Part 2: Why Medical Statistics Don’t Matter When You’re the Patient!

Did you know that doctors can’t accurately predict how long you will live.

That’s very profound information, but I can hear someone saying in response, “I hear you, but my doctor says my condition is too far gone. I’m terminal.”

It is important for you to believe that you can get well!

Your faith in yourself and your body’s ability to heal is the most important ingredient. Don’t listen to or accept any dire predictions doctors and statistics might give you. They can’t accurately predict how long you will live.

Unfortunately, doctors often give patients dire predictions—diagnoses that sound like “death sentences” and predictions of their demise, based on statistics, and the limited outcomes of conventional treatments. Of course, such bleak medical diagnoses are going to have negative impacts on recovery and health.

Patients who have the “will to live” experience a difference in the expression and terminality of their disease, especially cancer, compared to those who have given up.

I once heard Dr. Ernesto Contreras, medical director of the world-famous Oasis of Hope Hospital in Tijuana, Mexico, say, “When a patient comes to us, one of the first things we say is, ‘Only God knows when you’re going to die.’ So let’s work together on healing your body.”

The modern medical model, though powerful, does not explain everything about disease processes. A broader framework is needed that includes how psychological factors affect disease outcome. We would all benefit from better understanding the mind-body connection.
But the link between positive coping styles and favorable disease outcome is still under-researched. The delineation, measurement, and psychophysiology of positive states of mind are sorely neglected.

We, allopathically-trained physicians (doctors who treat illnesses with drugs and surgery), have been taught not to engage our emotions with our patients—to be distant and objective; to palpate, not touch; to hear symptoms, not to listen; to remain uninvolved with our patients.

I disagree with this approach. I believe that love and compassion are key ingredients to healing and life in general. The stance that modern medicine holds is detrimental because it denies our patients these key ingredients.

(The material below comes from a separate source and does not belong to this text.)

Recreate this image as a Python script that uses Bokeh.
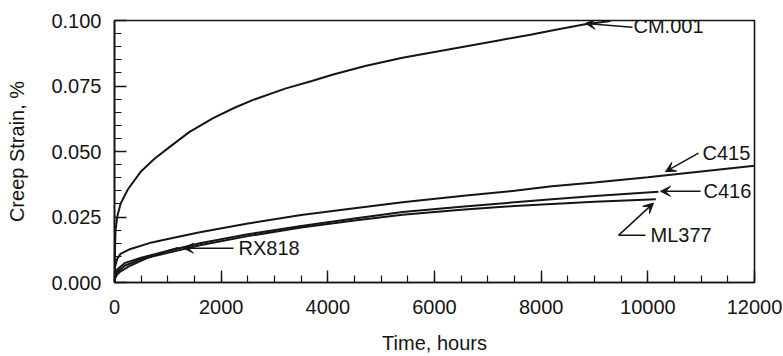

I recall a study conducted at a Massachusetts hospital. Patients were divided into two groups, a control group that was treated as most patients are pre-operatively, and a group that received a pre-operative visit from an anesthesiologist.

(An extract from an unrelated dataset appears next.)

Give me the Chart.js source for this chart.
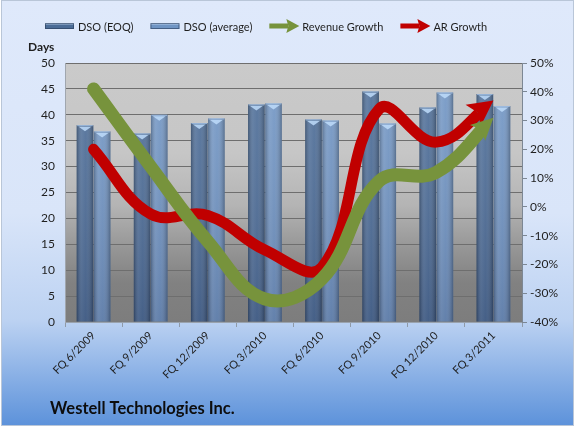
<!DOCTYPE html>
<html lang="en">
<head>
<meta charset="UTF-8">
<title>Westell Technologies DSO</title>
<script src="https://cdn.jsdelivr.net/npm/chart.js@4"></script>
<style>
  html, body { margin: 0; padding: 0; background: #fff; }
  #wrap { width: 575px; height: 427px; }
</style>
</head>
<body>
<div id="wrap"><canvas id="chart" width="575" height="427"></canvas></div>
<script>
// quarters and values
const quarters = ['FQ 6/2009', 'FQ 9/2009', 'FQ 12/2009', 'FQ 3/2010', 'FQ 6/2010', 'FQ 9/2010', 'FQ 12/2010', 'FQ 3/2011'];
const dsoEoq = [38.0, 36.4, 38.4, 42.0, 39.1, 44.5, 41.4, 44.0];
const dsoAvg = [36.8, 40.0, 39.3, 42.2, 38.9, 38.3, 44.3, 41.7];
const revenueGrowth = [41, 14, -12, -32, -25, 9, 12, 31];
const arGrowth = [20, -2.5, -3, -15, -21, 34, 22.5, 37];
const daysTicks = [0, 5, 10, 15, 20, 25, 30, 35, 40, 45, 50];
const growthTicks = [-40, -30, -20, -10, 0, 10, 20, 30, 40, 50];

Chart.defaults.font.family = 'Lato, "Liberation Sans", sans-serif';
Chart.defaults.color = '#1f1f1f';

const FONT = 'Lato, "Liberation Sans", sans-serif';

// backgrounds: blue frame + grey plot area
const backdrop = {
  id: 'backdrop',
  beforeDraw(chart) {
    const { ctx, width, height, chartArea: a } = chart;
    ctx.save();
    ctx.fillStyle = '#fff';
    ctx.fillRect(0, 0, width, height);
    const g = ctx.createLinearGradient(0, 0, 0, height);
    g.addColorStop(0, '#dfe9fb');
    g.addColorStop(0.5, '#d9e5f9');
    g.addColorStop(0.75, '#bcd2f2');
    g.addColorStop(1, '#5b91da');
    ctx.fillStyle = g;
    ctx.fillRect(2, 1, width - 4, height - 3);
    ctx.strokeStyle = '#b9c6d8';
    ctx.lineWidth = 1;
    ctx.strokeRect(1.5, 0.5, width - 3, height - 2);

    const pg = ctx.createLinearGradient(0, a.top, 0, a.bottom);
    pg.addColorStop(0, '#cacaca');
    pg.addColorStop(0.35, '#c6c6c6');
    pg.addColorStop(0.55, '#b4b4b4');
    pg.addColorStop(0.72, '#959595');
    pg.addColorStop(0.85, '#818181');
    pg.addColorStop(1, '#7d7d7d');
    ctx.fillStyle = pg;
    ctx.fillRect(a.left, a.top, a.right - a.left, a.bottom - a.top);
    ctx.restore();
  }
};

// cylinder-ish shading on top of the bars the library draws
const barShade = {
  id: 'barShade',
  afterDatasetDraw(chart, args) {
    const meta = args.meta;
    if (meta.type !== 'bar') return;
    const ctx = chart.ctx;
    const a = chart.chartArea;
    ctx.save();
    meta.data.forEach(bar => {
      const l = bar.x - bar.width / 2, r = bar.x + bar.width / 2;
      const g = ctx.createLinearGradient(l, 0, r, 0);
      g.addColorStop(0, 'rgba(0,0,0,0.28)');
      g.addColorStop(0.3, 'rgba(255,255,255,0.10)');
      g.addColorStop(0.55, 'rgba(255,255,255,0.04)');
      g.addColorStop(1, 'rgba(0,0,0,0.30)');
      ctx.fillStyle = g;
      ctx.fillRect(l, bar.y, bar.width, bar.base - bar.y);
      const v = ctx.createLinearGradient(0, a.top, 0, a.bottom);
      v.addColorStop(0, 'rgba(255,255,255,0.06)');
      v.addColorStop(1, 'rgba(0,0,30,0.16)');
      ctx.fillStyle = v;
      ctx.fillRect(l, bar.y, bar.width, bar.base - bar.y);
      // light cap at the top
      ctx.fillStyle = 'rgba(190,220,250,0.85)';
      ctx.beginPath();
      ctx.moveTo(l + 2, bar.y + 1.5);
      ctx.lineTo(r - 2, bar.y + 1.5);
      ctx.lineTo(bar.x, bar.y + 6);
      ctx.closePath();
      ctx.fill();
      ctx.strokeStyle = 'rgba(160,190,225,0.9)';
      ctx.lineWidth = 1;
      ctx.beginPath();
      ctx.moveTo(l + 0.5, bar.y + 0.5);
      ctx.lineTo(r - 0.5, bar.y + 0.5);
      ctx.stroke();
    });
    ctx.restore();
  }
};

// arrow heads at the end of the growth lines
function headGeom(meta, len, half) {
  const pts = meta.data;
  const p = pts[pts.length - 1];
  let dx = p.x - p.cp1x, dy = p.y - p.cp1y;
  if (!isFinite(dx) || Math.hypot(dx, dy) < 0.5) {
    const q = pts[pts.length - 2];
    dx = p.x - q.x; dy = p.y - q.y;
  }
  const d = Math.hypot(dx, dy);
  const ux = dx / d, uy = dy / d, nx = -uy, ny = ux;
  return { p, ux, uy, nx, ny, len, half };
}

const arrowHeads = {
  id: 'arrowHeads',
  beforeDatasetDraw(chart, args) {
    const ds = chart.data.datasets[args.index];
    if (!ds.head) return;
    const h = headGeom(args.meta, ds.head[0], ds.head[1]);
    const ctx = chart.ctx;
    const s = h.len - 5, e = -20, w = h.half + 8;
    ctx.save();
    ctx.beginPath();
    ctx.rect(0, 0, chart.width, chart.height);
    const bx = h.p.x - h.ux * s, by = h.p.y - h.uy * s;
    const tx = h.p.x - h.ux * e, ty = h.p.y - h.uy * e;
    ctx.moveTo(bx + h.nx * w, by + h.ny * w);
    ctx.lineTo(tx + h.nx * w, ty + h.ny * w);
    ctx.lineTo(tx - h.nx * w, ty - h.ny * w);
    ctx.lineTo(bx - h.nx * w, by - h.ny * w);
    ctx.closePath();
    ctx.clip('evenodd');
  },
  afterDatasetDraw(chart, args) {
    const ds = chart.data.datasets[args.index];
    if (!ds.head) return;
    const ctx = chart.ctx;
    ctx.restore();
    const h = headGeom(args.meta, ds.head[0], ds.head[1]);
    const bx = h.p.x - h.ux * h.len, by = h.p.y - h.uy * h.len;
    const mx = h.p.x - h.ux * (h.len - 5), my = h.p.y - h.uy * (h.len - 5);
    ctx.save();
    ctx.fillStyle = ds.borderColor;
    ctx.beginPath();
    ctx.moveTo(h.p.x, h.p.y);
    ctx.lineTo(bx + h.nx * h.half, by + h.ny * h.half);
    ctx.lineTo(mx, my);
    ctx.lineTo(bx - h.nx * h.half, by - h.ny * h.half);
    ctx.closePath();
    ctx.fill();
    ctx.restore();
  }
};

// legend, "Days" label and company name
const decor = {
  id: 'decor',
  afterDraw(chart) {
    const ctx = chart.ctx;
    ctx.save();
    ctx.textBaseline = 'middle';
    ctx.font = '11px ' + FONT;
    ctx.fillStyle = '#1f1f1f';
    let x = 45;
    const y = 26;
    chart.data.datasets.forEach(ds => {
      if (ds.type === 'bar') {
        const g = ctx.createLinearGradient(0, y - 3, 0, y + 3);
        g.addColorStop(0, '#c8dcf4');
        g.addColorStop(0.4, ds.backgroundColor);
        g.addColorStop(1, ds.backgroundColor);
        ctx.fillStyle = g;
        ctx.fillRect(x, y - 3, 29, 6);
        ctx.strokeStyle = 'rgba(40,60,90,0.6)';
        ctx.lineWidth = 1;
        ctx.strokeRect(x + 0.5, y - 2.5, 28, 5);
      } else {
        ctx.fillStyle = ds.borderColor;
        ctx.fillRect(x, y - 2.5, 19, 5);
        ctx.beginPath();
        ctx.moveTo(x + 30, y);
        ctx.lineTo(x + 17, y - 7);
        ctx.lineTo(x + 19, y);
        ctx.lineTo(x + 17, y + 7);
        ctx.closePath();
        ctx.fill();
      }
      ctx.fillStyle = '#1f1f1f';
      ctx.fillText(ds.label, x + 33, y + 1);
      x += 33 + ctx.measureText(ds.label).width + 17;
    });

    ctx.font = 'bold 12px ' + FONT;
    ctx.fillText('Days', 28, 47);

    ctx.font = 'bold 16.5px ' + FONT;
    ctx.fillStyle = '#0d0d0d';
    ctx.fillText('Westell Technologies Inc.', 50, 409);
    ctx.restore();
  }
};

const tickFont = { size: 12, family: FONT };

new Chart(document.getElementById('chart'), {
  data: {
    labels: quarters,
    datasets: [
      {
        type: 'bar', label: 'DSO (EOQ)', data: dsoEoq, yAxisID: 'y',
        backgroundColor: '#4b6c97', borderWidth: 0,
        categoryPercentage: 0.6, barPercentage: 0.97, order: 3
      },
      {
        type: 'bar', label: 'DSO (average)', data: dsoAvg, yAxisID: 'y',
        backgroundColor: '#7095c4', borderWidth: 0,
        categoryPercentage: 0.6, barPercentage: 0.97, order: 3
      },
      {
        type: 'line', label: 'Revenue Growth', data: revenueGrowth, yAxisID: 'y1',
        borderColor: '#77933c', borderWidth: 13, tension: 0.4, pointRadius: 0,
        borderCapStyle: 'round', fill: false, order: 1, head: [22, 11]
      },
      {
        type: 'line', label: 'AR Growth', data: arGrowth, yAxisID: 'y1',
        borderColor: '#c00000', borderWidth: 11, tension: 0.4, pointRadius: 0,
        borderCapStyle: 'round', fill: false, order: 2, head: [25, 13]
      }
    ]
  },
  options: {
    responsive: false,
    animation: false,
    layout: { padding: { top: 63, left: 0, right: 0, bottom: 0 } },
    plugins: {
      legend: { display: false },
      title: { display: false },
      tooltip: { enabled: false }
    },
    scales: {
      x: {
        offset: true,
        grid: { display: true, drawOnChartArea: false, offset: true, tickLength: 5, color: '#8f9aa8' },
        border: { display: true, color: '#9aa3ae' },
        ticks: { minRotation: 45, maxRotation: 45, font: { size: 11, family: FONT }, color: '#1f1f1f', padding: 2 },
        afterFit: s => { s.height = 105; }
      },
      y: {
        position: 'left',
        min: 0, max: 50,
        afterBuildTicks: s => { s.ticks = daysTicks.map(v => ({ value: v })); },
        grid: { color: '#6e6e6e', drawTicks: false },
        border: { display: true, color: '#a0a6ae' },
        ticks: { font: tickFont, color: '#1f1f1f', padding: 10 },
        afterFit: s => { s.width = 65; }
      },
      y1: {
        position: 'right',
        min: -40, max: 50,
        afterBuildTicks: s => { s.ticks = growthTicks.map(v => ({ value: v })); },
        grid: { drawOnChartArea: false, tickLength: 5, color: '#7c8794' },
        border: { display: true, color: '#7c8794' },
        ticks: { font: tickFont, color: '#1f1f1f', padding: 3, callback: v => v + '%' },
        afterFit: s => { s.width = 53; }
      }
    }
  },
  plugins: [backdrop, barShade, arrowHeads, decor]
});
</script>
</body>
</html>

The anesthesiologist would share information about the anesthesia process, and what to expect before and after surgery. Patients in the control group only met the anesthesiologist moments before surgery and weren’t given any additional information.

When you are facing a serious illness…

Many patients have proven to me over the years that we all possess the ability to survive and thrive, and overcome seemingly insurmountable odds. Regardless of the diagnosis and prognosis you are facing, please remember all is not lost.

Men and women like you have faced the challenges of living with and overcoming serious and potentially fatal diseases. These experiences and my spiritual understanding inform me that you, too, can be healed—especially when you unleash the will to live that already resides within you!

While the patients in both groups were similar in terms of age and procedures, the patients to whom the anesthesiologist had spoken prior to surgery had significantly fewer complications and much shorter hospital stays. This study and others I have read confirm my belief that the more communicative, humane, and compassionate we doctors are, the more positive our effect on patient outcomes.
I was taught in medical school that the mind and body are independent of each other, except in the case of “psychosomatic” illness. At the same time, I was taught that the mind could exert a significant influence on the body, as in the placebo effect, when a person is given an inert substance like a sugar pill and told it’s a drug.

(Interestingly, the statistical difference between the “real thing” and the placebo is rarely more than 15%.) A placebo can also exert a negative effect if patients are told that a sugar pill can have a negative effect. This is called a “nocebo” effect. The mind complies to one’s belief and produces a negative, sometimes harmful response.

I believe physicians can induce a “nocebo” effect with pessimistic predictions and “death sentences.” Patients internalize the hopelessness and make it a self-fulfilling prophecy. Fortunately, growing numbers of doctors are being trained today in the role the mind plays in health and disease.